Greece, which has received €266 billion of aid to date a result of three international bailouts since 2010, is preparing to exit its third programme in August, as the country has returned to growth and as the market interest rate, or yield, on its 10-year government bonds have fallen to pre-crisis levels.

Having raised an initial €3 billion through a bond sale last year, the first since 2014, Mr Tsipras has set his sights on a clean bailout exit, without a backstop or precautionary credit line.

Economy expanded 2.5%

The European Commission said on Wednesday that the Greek economy expanded by an estimated 1.6 per cent in 2017, and forecast that it will grow by 2.5 per cent for both this year and next, driven by net exports against the backdrop of an improving European outlook.

“Last year was the year that Greece came back,” said Mr Tsipras.

“Sustained improvement in the labour market and in consumer sentiment is set to fuel private consumption growth,” the commission said. “The business climate in Greece is also expected to improve further.”

While the unemployment rate had fallen to 20.7 per cent in October from a peak of 27.5 per cent in 2013, it remains the highest in Europe.

The yield on Greece’s 10-year government bonds – a benchmark for market appetite for the country’s debt – has fallen to about 3.7 per cent, a level not seen since 2005, from an all-time high of 48.6 per cent in March 2012.

Still, with the country’s borrowings standing at 180 per cent of the size of the economy – compared to about 70 per cent in Ireland – the International Monetary Fund and Greece’s EU bailout partners are at odds over how sustainable its debt is over the long term.

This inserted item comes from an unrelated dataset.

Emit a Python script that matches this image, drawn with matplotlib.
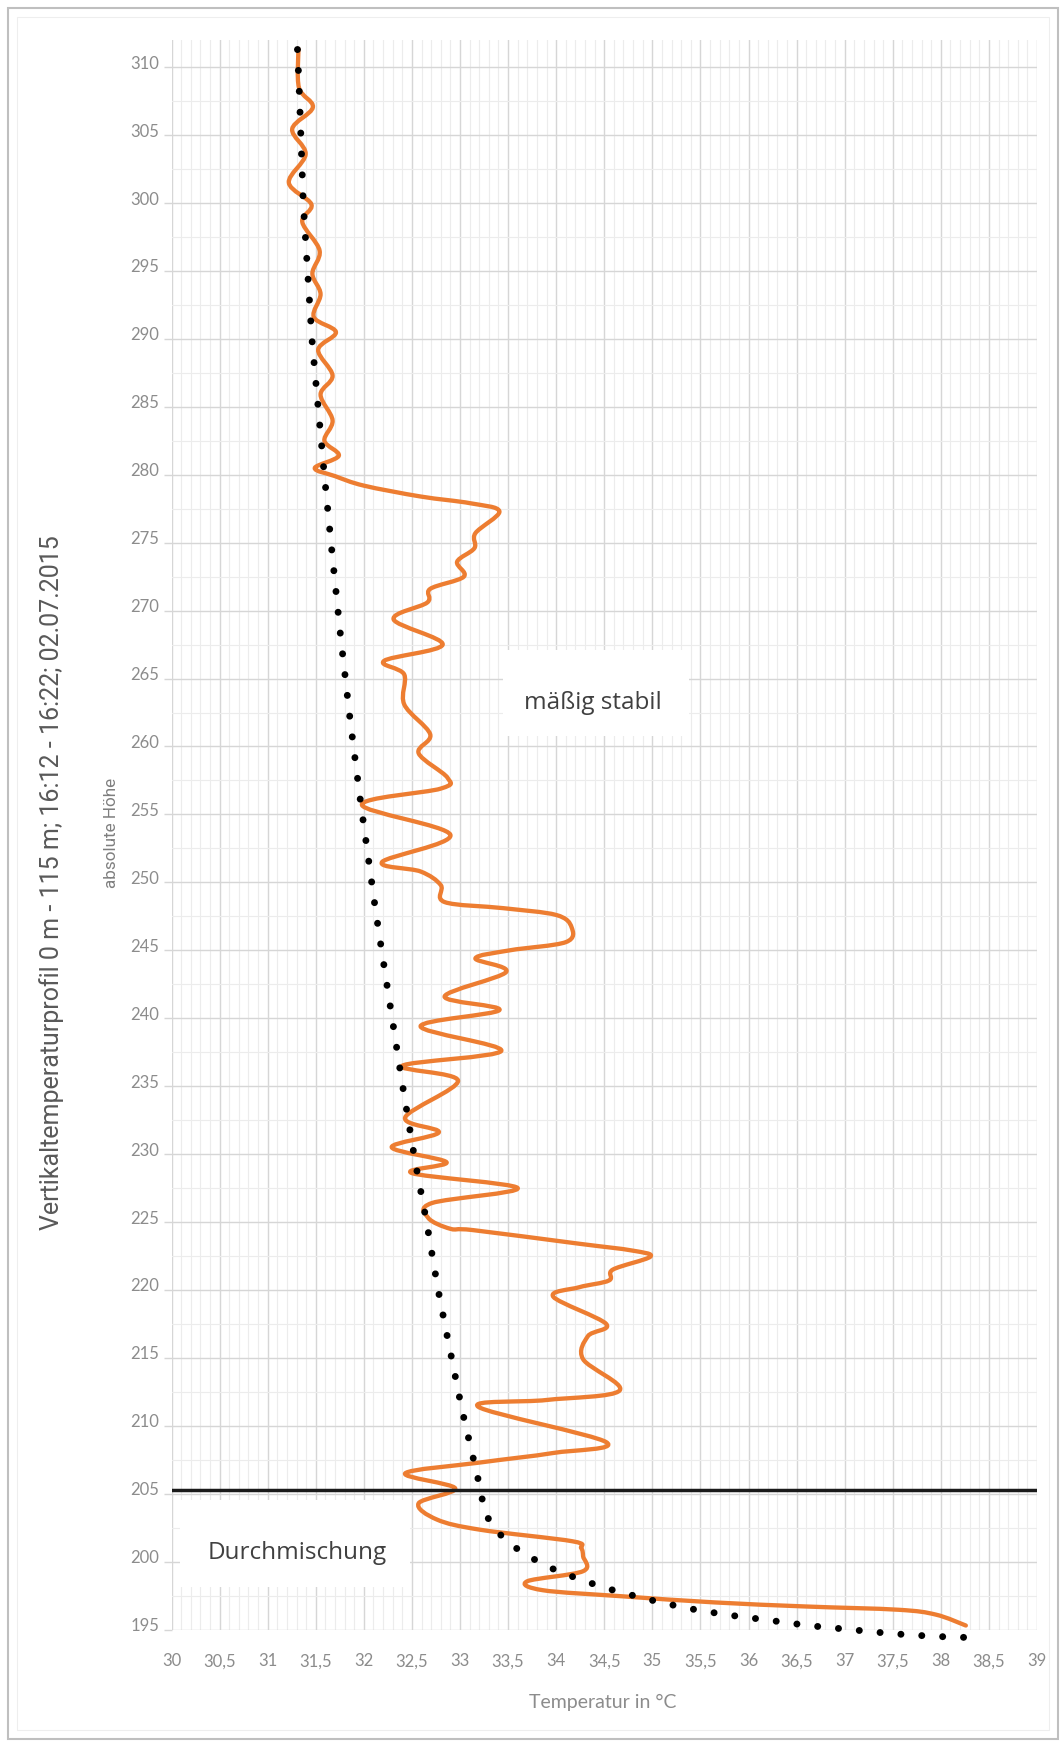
import matplotlib
matplotlib.use("Agg")
import matplotlib.pyplot as plt
from matplotlib.patches import Rectangle, PathPatch
from matplotlib.path import Path
from matplotlib.ticker import MultipleLocator
from matplotlib.transforms import ScaledTranslation

# orange measured profile (temperature, height), top to bottom
profil_temp = [31.32, 31.325, 31.47, 31.255, 31.395, 31.22, 31.455, 31.36, 31.54, 31.465,
               31.55, 31.48, 31.71, 31.525, 31.675, 31.55, 31.675, 31.59, 31.74, 31.49,
               31.7, 32.0, 32.59, 33.11, 33.41, 33.16, 33.15, 32.97, 33.04, 32.69,
               32.66, 32.31, 32.82, 32.21, 32.42, 32.42, 32.69, 32.57, 32.87, 32.80,
               31.98, 32.90, 32.19, 32.59, 32.80, 32.84, 33.45, 34.0, 34.16, 34.1,
               33.52, 33.16, 33.48, 32.84, 33.41, 32.59, 33.43, 32.40, 32.98, 32.43,
               32.78, 32.29, 32.86, 32.5, 33.60, 32.71, 32.67, 32.9, 33.14, 34.24,
               34.79, 34.98, 34.59, 34.55, 34.24, 33.97, 34.52, 34.33, 34.28, 34.66,
               33.90, 33.19, 34.52, 33.97, 33.21, 32.43, 32.95, 32.57, 32.76, 33.21,
               34.17, 34.26, 34.28, 34.28, 33.70, 33.86, 34.69, 35.65, 36.6, 37.56,
               37.95, 38.26]
profil_hoehe = [311.35, 308.5, 307.05, 305.45, 303.6, 301.5, 299.9, 298.6, 296.5, 294.8,
                293.3, 291.6, 290.5, 289.2, 287.3, 285.9, 284.0, 282.5, 281.4, 280.5,
                279.9, 279.2, 278.4, 277.9, 277.3, 275.7, 274.6, 273.6, 272.5, 271.6,
                270.6, 269.35, 267.5, 266.3, 265.3, 263.1, 260.9, 259.5, 257.7, 256.9,
                255.7, 253.5, 251.5, 250.8, 249.8, 248.55, 248.1, 247.6, 246.7, 245.6,
                245.0, 244.4, 243.4, 241.6, 240.6, 239.4, 237.6, 236.5, 235.4, 232.7,
                231.6, 230.5, 229.4, 228.6, 227.5, 226.4, 225.3, 224.5, 224.4, 223.4,
                222.9, 222.45, 221.5, 220.7, 220.2, 219.5, 217.5, 216.6, 214.9, 212.6,
                211.9, 211.4, 208.8, 208.0, 207.3, 206.5, 205.4, 204.3, 203.1, 202.35,
                201.5, 201.0, 200.4, 199.3, 198.56, 197.9, 197.45, 197.0, 196.7, 196.46,
                196.1, 195.3]

# black dotted curve
trend_temp = [31.31, 31.33, 31.37, 31.46, 31.585, 31.67, 31.76, 31.86, 31.97, 32.12,
              32.185, 32.39, 32.53, 32.65, 32.77, 32.85, 33.02, 33.22, 33.25, 33.36,
              33.52, 33.69, 33.89, 34.09, 34.49, 34.91, 35.34, 35.76, 36.20, 36.62,
              37.06, 37.49, 37.93, 38.36]
trend_hoehe = [311.3, 308.0, 300.0, 290.0, 280.3, 274.2, 268.0, 261.8, 255.7, 248.05,
               245.0, 235.6, 229.6, 225.1, 220.1, 217.2, 211.2, 205.1, 203.7, 202.4,
               201.3, 200.5, 199.7, 199.1, 198.1, 197.3, 196.6, 196.1, 195.7, 195.3,
               195.0, 194.7, 194.5, 194.4]

grenze_hoehe = 205.25

x_ticks = [30 + 0.5 * i for i in range(19)]
x_labels = [('%g' % v).replace('.', ',') for v in x_ticks]
y_ticks = list(range(195, 311, 5))


def smooth_path(xs, ys):
    # smoothed line like excel: bezier segments through the read points
    pts = list(zip(xs, ys))
    n = len(pts)
    verts = [pts[0]]
    codes = [Path.MOVETO]
    for i in range(n - 1):
        p0 = pts[i - 1] if i > 0 else pts[i]
        p1 = pts[i]
        p2 = pts[i + 1]
        p3 = pts[i + 2] if i + 2 < n else p2
        c1 = (p1[0] + (p2[0] - p0[0]) / 6, p1[1] + (p2[1] - p0[1]) / 6)
        c2 = (p2[0] - (p3[0] - p1[0]) / 6, p2[1] - (p3[1] - p1[1]) / 6)
        verts += [c1, c2, p2]
        codes += [Path.CURVE4] * 3
    return Path(verts, codes)


W, H = 1062, 1742
fig = plt.figure(figsize=(W / 100, H / 100), dpi=100)
fig.patch.set_facecolor('white')

ax = fig.add_axes([171.5 / W, (H - 1629.6) / H, 865.5 / W, (1629.6 - 40) / H])
ax.set_xlim(30, 39)
ax.set_ylim(195, 312)
for s in ax.spines.values():
    s.set_visible(False)

ax.xaxis.set_minor_locator(MultipleLocator(0.1))
ax.yaxis.set_minor_locator(MultipleLocator(2.5))
ax.set_xticks(x_ticks)
ax.set_xticklabels(x_labels)
ax.set_yticks(y_ticks)
ax.grid(which='major', color='#d6d6d6', lw=1.0)
ax.grid(which='minor', color='#ececec', lw=0.8)
ax.set_axisbelow(True)
ax.tick_params(axis='x', which='both', length=0, pad=17, labelsize=12, labelcolor='#8c8c8c')
ax.tick_params(axis='y', which='major', length=6, color='#d6d6d6', width=1, pad=3,
               labelsize=12, labelcolor='#8c8c8c')
ax.tick_params(axis='y', which='minor', length=0)
for lab in ax.get_xticklabels() + ax.get_yticklabels():
    lab.set_family('Lato')
# y labels sit a little above their grid lines
up = ScaledTranslation(0, 5 / 100, fig.dpi_scale_trans)
for lab in ax.get_yticklabels():
    lab.set_transform(lab.get_transform() + up)

# white label boxes
ax.add_patch(Rectangle((33.446, 260.8), 35.38 - 33.446, 267.08 - 260.8,
                       facecolor='white', edgecolor='none', zorder=2))
ax.add_patch(Rectangle((30.088, 198.13), 32.479 - 30.088, 204.53 - 198.13,
                       facecolor='white', edgecolor='none', zorder=2))

ax.add_patch(PathPatch(smooth_path(profil_temp, profil_hoehe), fill=False,
                       edgecolor='#ED7D31', lw=3.1, zorder=4, joinstyle='round', capstyle='round'))
ax.plot(trend_temp, trend_hoehe, color='black', lw=5.0, linestyle=(0, (0.01, 3.0)),
        dash_capstyle='round', zorder=5, clip_on=False)
ax.axhline(grenze_hoehe, color='#1a1a1a', lw=2.5, zorder=6)

ax.text(34.385, 263.18, 'mäßig stabil', family='Open Sans', fontsize=17.5,
        color='#404040', ha='center', va='center', zorder=7)
ax.text(31.31, 200.63, 'Durchmischung', family='Open Sans', fontsize=17.5,
        color='#404040', ha='center', va='center', zorder=7)

fig.text(51.5 / W, 1 - 883 / H,
         'Vertikaltemperaturprofil 0 m - 115 m; 16:12 - 16:22; 02.07.2015',
         family=['Roboto', 'DejaVu Sans'], fontsize=18, color='#595959',
         rotation=90, ha='center', va='center')
fig.text(111 / W, 1 - 833 / H, 'absolute Höhe', family=['Roboto', 'DejaVu Sans'],
         fontsize=12.3, color='#7f7f7f', rotation=90, ha='center', va='center')
fig.text(603 / W, 1 - 1702 / H, 'Temperatur in °C', family='Lato', fontsize=14,
         color='#8c8c8c', ha='center', va='center')

# outer frame
fig.patches.append(Rectangle((8 / W, 1 - 1739 / H), 1050 / W, 1731 / H, transform=fig.transFigure,
                             fill=False, edgecolor='#bfbfbf', lw=1.5))
fig.patches.append(Rectangle((17 / W, 1 - 1730 / H), 1032 / W, 1713 / H, transform=fig.transFigure,
                             fill=False, edgecolor='#eeeeee', lw=0.8))

fig.savefig('out.png', dpi=100)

The IMF has consistently called on the EU to provide debt relief for Greece, either in the form of a “haircut” on debt or further extensions on its debt repayments.

While euro-zone finance ministers are open to debt relief, initial discussions are currently mainly centred around ideas such as giving Greece further repayment extensions if future economic growth falls short of expectations and subject to future governments continuing to implement economic and fiscal reforms.